### WHAT IS REQUIRED
Pictures excluded, return the lines below from the first through the line holding "BLUE = '#0072BD'".

━━━━━ RECORDS ━━━━━

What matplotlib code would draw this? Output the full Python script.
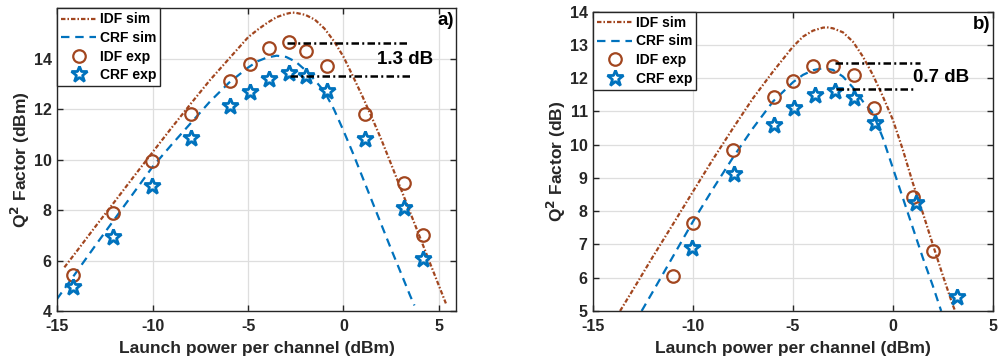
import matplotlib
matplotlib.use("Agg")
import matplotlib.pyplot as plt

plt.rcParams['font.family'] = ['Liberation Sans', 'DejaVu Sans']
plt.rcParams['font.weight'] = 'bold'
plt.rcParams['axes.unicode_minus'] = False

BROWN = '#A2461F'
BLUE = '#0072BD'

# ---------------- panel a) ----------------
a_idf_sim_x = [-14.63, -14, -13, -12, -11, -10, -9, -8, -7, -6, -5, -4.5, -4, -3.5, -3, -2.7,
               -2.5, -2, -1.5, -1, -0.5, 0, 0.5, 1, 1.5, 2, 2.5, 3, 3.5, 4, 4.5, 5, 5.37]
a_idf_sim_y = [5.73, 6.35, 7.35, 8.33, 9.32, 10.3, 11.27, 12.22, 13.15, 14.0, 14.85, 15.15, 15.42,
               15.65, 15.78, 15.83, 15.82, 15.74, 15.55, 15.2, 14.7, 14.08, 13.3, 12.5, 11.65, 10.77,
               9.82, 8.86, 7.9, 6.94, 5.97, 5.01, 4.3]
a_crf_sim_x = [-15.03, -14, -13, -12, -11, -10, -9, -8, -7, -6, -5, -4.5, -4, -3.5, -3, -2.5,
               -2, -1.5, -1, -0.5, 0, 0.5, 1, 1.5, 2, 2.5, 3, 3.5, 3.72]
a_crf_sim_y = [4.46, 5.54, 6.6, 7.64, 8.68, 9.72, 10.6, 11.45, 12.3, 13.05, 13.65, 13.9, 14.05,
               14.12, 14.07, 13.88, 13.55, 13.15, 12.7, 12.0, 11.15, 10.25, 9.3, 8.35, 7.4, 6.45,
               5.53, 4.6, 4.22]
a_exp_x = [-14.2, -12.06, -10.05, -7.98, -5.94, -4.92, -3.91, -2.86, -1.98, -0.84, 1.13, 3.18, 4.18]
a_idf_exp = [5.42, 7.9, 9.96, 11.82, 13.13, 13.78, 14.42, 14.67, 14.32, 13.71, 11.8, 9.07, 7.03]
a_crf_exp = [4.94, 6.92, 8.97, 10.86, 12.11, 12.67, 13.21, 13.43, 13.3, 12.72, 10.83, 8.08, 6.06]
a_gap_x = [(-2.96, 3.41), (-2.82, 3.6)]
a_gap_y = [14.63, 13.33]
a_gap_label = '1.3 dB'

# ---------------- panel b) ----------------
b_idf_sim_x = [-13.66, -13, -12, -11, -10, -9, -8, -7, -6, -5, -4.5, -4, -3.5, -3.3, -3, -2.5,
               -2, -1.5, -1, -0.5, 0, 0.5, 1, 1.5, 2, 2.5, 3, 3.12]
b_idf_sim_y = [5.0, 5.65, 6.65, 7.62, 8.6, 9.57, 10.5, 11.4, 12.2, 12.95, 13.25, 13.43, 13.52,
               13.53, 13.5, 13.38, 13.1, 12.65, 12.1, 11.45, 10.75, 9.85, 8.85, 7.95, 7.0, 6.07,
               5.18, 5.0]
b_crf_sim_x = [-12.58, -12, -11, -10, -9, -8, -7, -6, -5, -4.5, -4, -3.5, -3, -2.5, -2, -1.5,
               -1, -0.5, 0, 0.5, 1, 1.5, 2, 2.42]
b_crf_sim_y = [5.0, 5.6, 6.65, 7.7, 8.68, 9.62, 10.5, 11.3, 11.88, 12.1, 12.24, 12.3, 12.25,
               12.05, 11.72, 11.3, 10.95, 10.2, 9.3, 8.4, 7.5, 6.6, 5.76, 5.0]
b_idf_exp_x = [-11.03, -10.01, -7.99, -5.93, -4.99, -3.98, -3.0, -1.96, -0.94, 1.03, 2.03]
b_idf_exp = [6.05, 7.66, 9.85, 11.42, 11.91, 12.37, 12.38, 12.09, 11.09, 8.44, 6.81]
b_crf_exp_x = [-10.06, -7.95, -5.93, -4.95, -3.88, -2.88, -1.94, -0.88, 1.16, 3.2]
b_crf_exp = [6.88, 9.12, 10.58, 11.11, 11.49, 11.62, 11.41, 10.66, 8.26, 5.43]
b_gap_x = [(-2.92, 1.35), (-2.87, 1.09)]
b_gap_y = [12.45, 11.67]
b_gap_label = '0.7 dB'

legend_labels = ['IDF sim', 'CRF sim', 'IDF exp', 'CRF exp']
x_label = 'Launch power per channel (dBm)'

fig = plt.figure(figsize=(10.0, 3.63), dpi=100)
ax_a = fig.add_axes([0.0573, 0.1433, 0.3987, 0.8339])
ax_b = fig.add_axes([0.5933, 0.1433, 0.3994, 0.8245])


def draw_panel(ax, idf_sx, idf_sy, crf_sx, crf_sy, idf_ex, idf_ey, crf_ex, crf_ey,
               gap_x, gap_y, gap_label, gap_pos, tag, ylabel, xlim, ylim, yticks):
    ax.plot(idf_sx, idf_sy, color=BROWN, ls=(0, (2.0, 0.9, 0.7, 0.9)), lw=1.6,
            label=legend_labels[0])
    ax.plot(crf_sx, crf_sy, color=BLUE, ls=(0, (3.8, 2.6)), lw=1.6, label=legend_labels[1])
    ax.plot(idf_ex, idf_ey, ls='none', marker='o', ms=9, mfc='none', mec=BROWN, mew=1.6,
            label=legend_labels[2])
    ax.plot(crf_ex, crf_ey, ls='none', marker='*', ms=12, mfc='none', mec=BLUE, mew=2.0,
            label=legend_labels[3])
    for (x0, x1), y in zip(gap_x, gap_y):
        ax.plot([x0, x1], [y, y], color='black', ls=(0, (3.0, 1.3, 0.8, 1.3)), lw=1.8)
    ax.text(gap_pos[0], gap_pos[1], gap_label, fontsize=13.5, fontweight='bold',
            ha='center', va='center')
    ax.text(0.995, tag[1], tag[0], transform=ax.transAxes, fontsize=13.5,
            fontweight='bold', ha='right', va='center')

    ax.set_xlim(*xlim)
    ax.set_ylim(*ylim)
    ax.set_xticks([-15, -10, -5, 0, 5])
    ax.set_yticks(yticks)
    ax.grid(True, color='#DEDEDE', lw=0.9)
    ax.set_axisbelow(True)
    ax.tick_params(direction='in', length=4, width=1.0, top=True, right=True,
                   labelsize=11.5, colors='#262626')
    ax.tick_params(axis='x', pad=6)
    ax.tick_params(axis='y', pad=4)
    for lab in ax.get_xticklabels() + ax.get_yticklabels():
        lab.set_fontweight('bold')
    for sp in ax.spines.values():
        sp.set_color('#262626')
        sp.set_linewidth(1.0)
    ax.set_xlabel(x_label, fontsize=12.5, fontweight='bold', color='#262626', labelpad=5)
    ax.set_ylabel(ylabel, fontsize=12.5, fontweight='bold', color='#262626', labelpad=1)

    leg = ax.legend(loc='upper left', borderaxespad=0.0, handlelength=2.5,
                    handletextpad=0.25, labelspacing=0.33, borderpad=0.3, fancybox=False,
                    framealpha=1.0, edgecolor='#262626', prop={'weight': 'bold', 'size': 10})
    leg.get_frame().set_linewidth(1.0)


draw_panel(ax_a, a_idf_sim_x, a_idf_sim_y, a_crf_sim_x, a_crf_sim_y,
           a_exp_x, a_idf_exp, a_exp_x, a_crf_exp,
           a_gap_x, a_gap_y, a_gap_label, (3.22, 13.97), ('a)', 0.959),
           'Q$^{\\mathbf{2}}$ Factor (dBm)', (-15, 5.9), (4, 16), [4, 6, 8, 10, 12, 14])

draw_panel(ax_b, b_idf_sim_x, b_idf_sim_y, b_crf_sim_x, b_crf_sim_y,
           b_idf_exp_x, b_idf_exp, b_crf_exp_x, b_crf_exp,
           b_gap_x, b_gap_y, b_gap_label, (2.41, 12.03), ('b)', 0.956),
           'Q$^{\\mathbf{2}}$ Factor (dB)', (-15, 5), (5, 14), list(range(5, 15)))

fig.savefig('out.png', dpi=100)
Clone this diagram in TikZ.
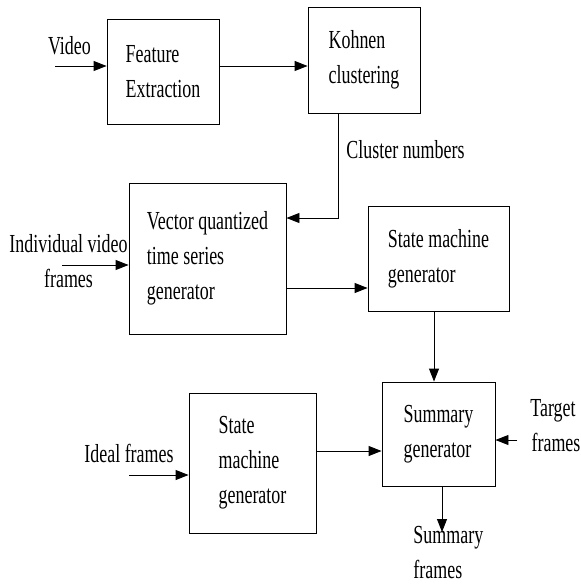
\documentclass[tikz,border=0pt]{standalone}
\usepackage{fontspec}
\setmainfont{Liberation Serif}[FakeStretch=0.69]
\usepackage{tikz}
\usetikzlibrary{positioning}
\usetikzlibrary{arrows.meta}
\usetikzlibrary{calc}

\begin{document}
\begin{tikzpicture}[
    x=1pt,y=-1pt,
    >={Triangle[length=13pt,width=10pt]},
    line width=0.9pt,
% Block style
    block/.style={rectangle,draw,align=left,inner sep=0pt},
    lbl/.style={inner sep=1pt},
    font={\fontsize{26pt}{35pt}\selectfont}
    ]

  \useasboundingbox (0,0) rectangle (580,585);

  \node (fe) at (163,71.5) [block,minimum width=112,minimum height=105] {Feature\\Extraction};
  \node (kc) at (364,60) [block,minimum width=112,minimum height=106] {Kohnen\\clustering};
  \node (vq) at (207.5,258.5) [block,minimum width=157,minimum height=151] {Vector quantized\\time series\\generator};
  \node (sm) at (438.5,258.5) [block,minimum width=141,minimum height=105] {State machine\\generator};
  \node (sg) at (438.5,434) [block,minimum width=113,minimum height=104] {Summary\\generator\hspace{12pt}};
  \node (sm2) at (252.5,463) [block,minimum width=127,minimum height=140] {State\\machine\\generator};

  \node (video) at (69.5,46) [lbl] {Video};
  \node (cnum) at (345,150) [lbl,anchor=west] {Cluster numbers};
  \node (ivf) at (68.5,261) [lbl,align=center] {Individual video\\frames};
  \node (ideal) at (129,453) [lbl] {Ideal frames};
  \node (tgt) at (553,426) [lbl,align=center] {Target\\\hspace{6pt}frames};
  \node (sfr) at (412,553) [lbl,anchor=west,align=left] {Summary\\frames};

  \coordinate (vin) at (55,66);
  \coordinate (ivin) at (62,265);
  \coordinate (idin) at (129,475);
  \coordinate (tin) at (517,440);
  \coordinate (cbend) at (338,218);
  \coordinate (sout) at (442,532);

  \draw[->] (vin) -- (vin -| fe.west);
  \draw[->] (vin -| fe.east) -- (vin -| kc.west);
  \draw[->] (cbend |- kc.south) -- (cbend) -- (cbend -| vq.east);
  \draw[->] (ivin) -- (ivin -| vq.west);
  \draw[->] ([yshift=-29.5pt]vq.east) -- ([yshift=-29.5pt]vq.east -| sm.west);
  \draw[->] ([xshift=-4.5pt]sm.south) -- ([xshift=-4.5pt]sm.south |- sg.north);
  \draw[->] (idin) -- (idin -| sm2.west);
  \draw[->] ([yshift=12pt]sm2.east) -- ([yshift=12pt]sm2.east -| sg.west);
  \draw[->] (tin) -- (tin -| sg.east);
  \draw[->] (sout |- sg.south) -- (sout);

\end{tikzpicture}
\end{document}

━━━━━

### REPLY TO THE TASK
What matplotlib code would draw this? Output the full Python script.
import matplotlib
matplotlib.use("Agg")
import matplotlib.pyplot as plt

plt.rcParams['font.family'] = ['Liberation Sans', 'DejaVu Sans']
plt.rcParams['font.weight'] = 'bold'
plt.rcParams['axes.unicode_minus'] = False

BROWN = '#A2461F'
BLUE = '#0072BD'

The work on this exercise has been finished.